Luis Ortiz is making noise again. The 41-year-old (officially, plenty of people strongly feeling he is, in fact, a good deal older) will return to the ring this Saturday night when he will square off with Alexander Flores, 18-2-1(16) in Los Angeles. But “King Kong” is aiming for a big 2021.
Ortiz, 31-2(26) was last seen getting wiped out via one-punch KO by Deontay Wilder in their second fight.
This was almost a year ago, and now, against the little-known Flores, Ortiz will make his return. But though he had not scored anything like a meaningful win since March of 2019, when the Cuban lefty defeated Christian Hammer (even this win being no great shakes), Ortiz is back to his boastful best.
Speaking with Ringtv.com, Ortiz said that while he aims to get in there with “the other [elite] heavyweights,” next year, Anthony Joshua will not face him.
“Next year I would like to be in the mix with the other [elite] heavyweights and I think I deserve to be,” Ortiz told Ring. “Anthony Joshua is a pussy, and is afraid to fight me.
“I know what I can do to Tyson Fury if I got a chance to get in the ring with him. As for Wilder, I was beating him the first time and I made one mistake. I didn’t keep my left hand up, and that’s why I got hit.”
It will be interesting to see what kind of shape Ortiz is in on Saturday, whether he is fast, aggressive and powerful, or sluggish and passive.
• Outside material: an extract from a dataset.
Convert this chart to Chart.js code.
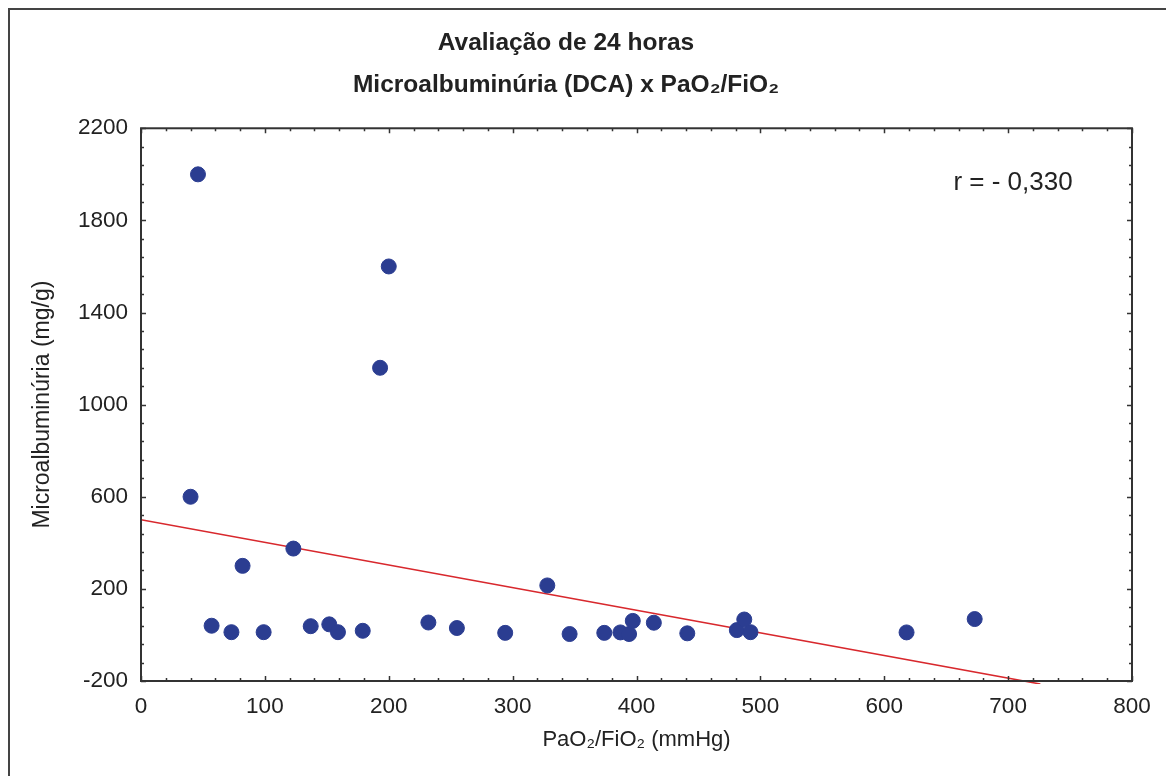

We’ve seen both versions of Ortiz before, of course. Next year might prove to be Ortiz’s last year to make it big. That clock is ticking, that’s for sure. Ortiz says he is still as determined as ever to become a world heavyweight champion, but will he get a shot?
Has Ortiz actually done anything to earn a world title shot? The two losses to Wilder aside, Ortiz has not been in with the absolute best of the best.
Sure, fights between Ortiz and either Fury or Joshua would be most intriguing, but unless he gets into a mandatory position, why would either guy fight him?
Ortiz needs to string together two or three big wins over top-10 opposition before he can demand any title shot.
Ortiz against the likes of Andy Ruiz, or Michael Hunter, or Otto Wallin, or even Charles Martin or Oscar Rivas, would perhaps make sense. And if Ortiz could bang out two impressive wins, then maybe fan demand would see him get a shot.
But again, time is not on Ortiz’s side. He cannot afford to waste any more time by taking further low-level type fights the kind he will engage in this weekend.
Ortiz needs to get his foot on the gas.